References & Further Reading
Academic Papers
Implementation Guides
Tools & Libraries
Event-Driven Market-Based(EDMB)
Decentralized task allocation through bid/ask event marketplace
Core Mechanism
Event‑Driven Market‑Based orchestration allocates tasks via a marketplace on an event bus. Clients publish task requests; autonomous agents evaluate and submit bids containing capability fit, price, latency, and confidence. A market maker matches bids to asks using auction rules and policy constraints, optionally escrows payment, dispatches work to the winner, and settles on completion while updating reputation. Price signals and reputation provide decentralized coordination, load balancing, and quality incentives.
Workflow / Steps
- Publish task: normalized schema with requirements, SLA, budget, constraints, privacy flags.
- Announce: fan‑out on marketplace topics; optional prefiltering by tags/capabilities.
- Evaluate: agents score fit locally (capability vectors, reputation, historical win‑rate).
- Bid: submit sealed or continuous bids with price, latency window, confidence, validity TTL.
- Match: market maker scores bids with reputation and constraints; run auction/clearing rule.
- Commit: notify winner(s); optional escrow/hold; emit work contract and acceptance tests.
- Execute: agent performs work; streams progress and partial results as events.
- Deliver: submit result; auto‑run acceptance checks; handle disputes via policy.
- Settle: release payment; update reputations (bonus/penalty, slashing on SLA breach/fraud).

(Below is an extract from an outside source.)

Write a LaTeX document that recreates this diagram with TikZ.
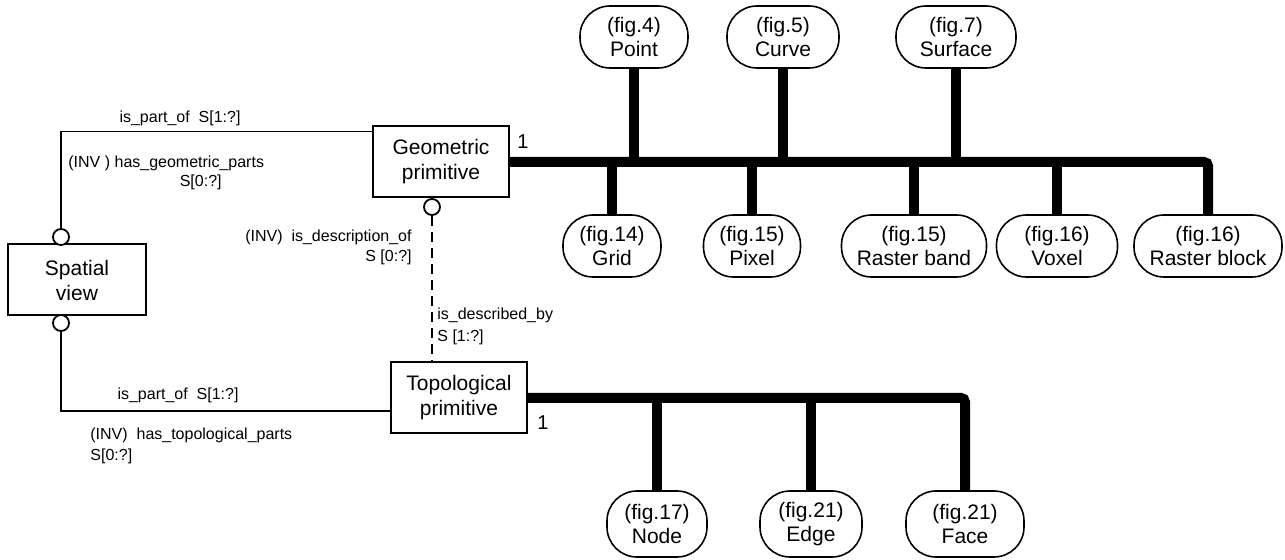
\documentclass[tikz,border=0pt]{standalone}
\usepackage{fontspec}
\setmainfont{Liberation Sans}
\usetikzlibrary{positioning}

\begin{document}
\begin{tikzpicture}[x=0.5pt,y=-0.5pt,
  entity/.style={draw,line width=1pt,align=center,font=\fontsize{10.5}{12.5}\selectfont,minimum height=35.5pt},
  bubble/.style={draw,line width=0.8pt,rounded corners=15pt,align=center,minimum height=31pt,inner sep=1pt,font=\fontsize{10.5}{12}\selectfont},
  ring/.style={draw,circle,line width=0.9pt,minimum size=8pt,inner sep=0pt,fill=white},
  link/.style={line width=0.9pt},
  bus/.style={line width=5pt,rounded corners=2pt},
  lbl/.style={font=\fontsize{8}{9.5}\selectfont,inner sep=0pt},
  card/.style={font=\fontsize{10}{12}\selectfont,inner sep=0pt}]
  \useasboundingbox (0,0) rectangle (1285,560);
  % entities
  \node[entity,minimum width=69pt] (sv) at (77,280) {Spatial\\view};
  \node[entity,minimum width=68pt] (geo) at (441,162) {Geometric\\primitive};
  \node[entity,minimum width=68pt] (topo) at (459,398) {Topological\\primitive};
  \node[ring] (svtop) at (61,237) {};
  \node[ring] (svbot) at (61,323) {};
  \node[ring] (georing) at (432,207) {};
  % geometric subtypes
  \node[bubble,minimum width=54pt] (point) at (634,37) {(fig.4)\\Point};
  \node[bubble,minimum width=56pt] (curve) at (783,37) {(fig.5)\\Curve};
  \node[bubble,minimum width=60pt] (surface) at (956,37) {(fig.7)\\Surface};
  \node[bubble,minimum width=49pt] (grid) at (612,246) {(fig.14)\\Grid};
  \node[bubble,minimum width=48.5pt] (pixel) at (752,246) {(fig.15)\\Pixel};
  \node[bubble,minimum width=72.5pt] (rband) at (914,246) {(fig.15)\\Raster band};
  \node[bubble,minimum width=60.5pt] (voxel) at (1057,246) {(fig.16)\\Voxel};
  \node[bubble,minimum width=74pt] (rblock) at (1208,246) {(fig.16)\\Raster block};
  % topological subtypes
  \node[bubble,minimum width=50pt,minimum height=33pt] (tnode) at (657,524) {(fig.17)\\Node};
  \node[bubble,minimum width=51pt,minimum height=33pt] (edge) at (811,524) {(fig.21)\\Edge};
  \node[bubble,minimum width=59pt,minimum height=33pt] (face) at (965,524) {(fig.21)\\Face};
  % relations
  \draw[link] (svtop.north) |- ([yshift=-3pt]geo.north west);
  \draw[link] (svbot.south) |- ([yshift=-6.5pt]topo.west);
  \draw[link,dashed,dash pattern=on 5pt off 3pt] (georing.south) -- (georing.south |- topo.north);
  \draw[bus] (geo.east) -| (rblock.north);
  \foreach \n in {point,curve,surface} \draw[bus] (\n.south) -- (\n.south |- geo.east);
  \foreach \n in {grid,pixel,rband,voxel} \draw[bus] (\n.north) -- (\n.north |- geo.east);
  \draw[bus] (topo.east) -| (face.north);
  \foreach \n in {tnode,edge} \draw[bus] (\n.north) -- (\n.north |- topo.east);
  % labels
  \node[lbl] (gpart) at (180,118) {is\_part\_of\ \ S[1:?]};
  \node[lbl,anchor=west] (ghas) at (68,163) {(INV ) has\_geometric\_parts};
  \node[lbl,anchor=east] (ghass) at (222,182) {S[0:?]};
  \node[lbl,anchor=east] (desc) at (412,237) {(INV)\ \ is\_description\_of};
  \node[lbl,anchor=east] (descs) at (412,257) {S [0:?]};
  \node[lbl,anchor=west] (dby) at (437,315) {is\_described\_by};
  \node[lbl,anchor=west] (dbys) at (437,337) {S [1:?]};
  \node[lbl] (tpart) at (178,395) {is\_part\_of\ \ S[1:?]};
  \node[lbl,anchor=west] (thas) at (90,435) {(INV)\ \ has\_topological\_parts};
  \node[lbl,anchor=west] (thass) at (90,456) {S[0:?]};
  \node[card] (gone) at (523,142) {1};
  \node[card] (tone) at (543,423) {1};
\end{tikzpicture}
\end{document}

- Audit/learn: append to immutable event log; update metrics and adaptive pricing policies.
Best Practices
When NOT to Use
- Small, stable teams with fixed roles where a simple router/orchestrator is sufficient.
- Hard real‑time or safety‑critical paths requiring deterministic latency without auction overhead.
- Strict compliance regimes that forbid broad task broadcast or cross‑tenant bidding.
- Environments with too few agents to create competition or with highly interdependent subtasks.
- Tasks with near‑zero variance in difficulty/cost where pricing and bidding add no value.
Common Pitfalls
- Bid sniping or collusion; lack of sealed bids or randomized close encourages manipulation.
- Sybil attacks and reputation whitewashing without identity, staking, or decay mechanisms.
- Unbounded bidding storms under high fan‑out; missing rate limits/backpressure.
- Scoring solely on price; ignoring capability fit, latency risk, or historical quality.
- Weak acceptance tests; subjective acceptance leads to disputes and perverse incentives.
- No idempotency/transactionality; duplicate matches or lost settlements on failures.
- Market concentration: a few winners dominate; monitor and cap market share if needed.
- Leaky announcements exposing sensitive details; lack of privacy‑preserving task tags.
Key Features
KPIs / Success Metrics
- Bid latency p50/p95 and time‑to‑match; clearance rate per market.
- Market depth (bids per task), effective competition, and win‑rate concentration (Gini/HHI).
- Task success and acceptance rate; SLA breach rate; dispute/cancel rate.
- Cost per task and price efficiency vs. baseline; utilization/load balance across agents.
- Reputation drift and stability; fraud/anomaly flags; re‑auction frequency.
Token / Resource Usage
- Overhead scales with number of bidding agents: evaluation + bid‑composition prompts per task.
- Use compact bid schemas and capability vectors; cap bids/agent/time; sample or prefilter candidates.
- Compress announcements; prefer embeddings/capability tags over full task text where possible.
- Cache evaluation results for repeated tasks; reuse acceptance tests and contract templates.
- Track cost per matched task inclusive of failed bids and re‑auctions.
Best Use Cases
- Large, heterogeneous agent pools where specialization varies and demand is bursty.
- Federated marketplaces across teams or organizations with different cost/latency/quality trade‑offs.
- Resource allocation and load balancing with dynamic pricing (e.g., API providers, tool invocations).
- Competitive bidding for complex tasks (analysis, data labeling, code fixes) with acceptance tests.
- Multi‑robot/fleet coordination where tasks can be auctioned to the best‑fit executor.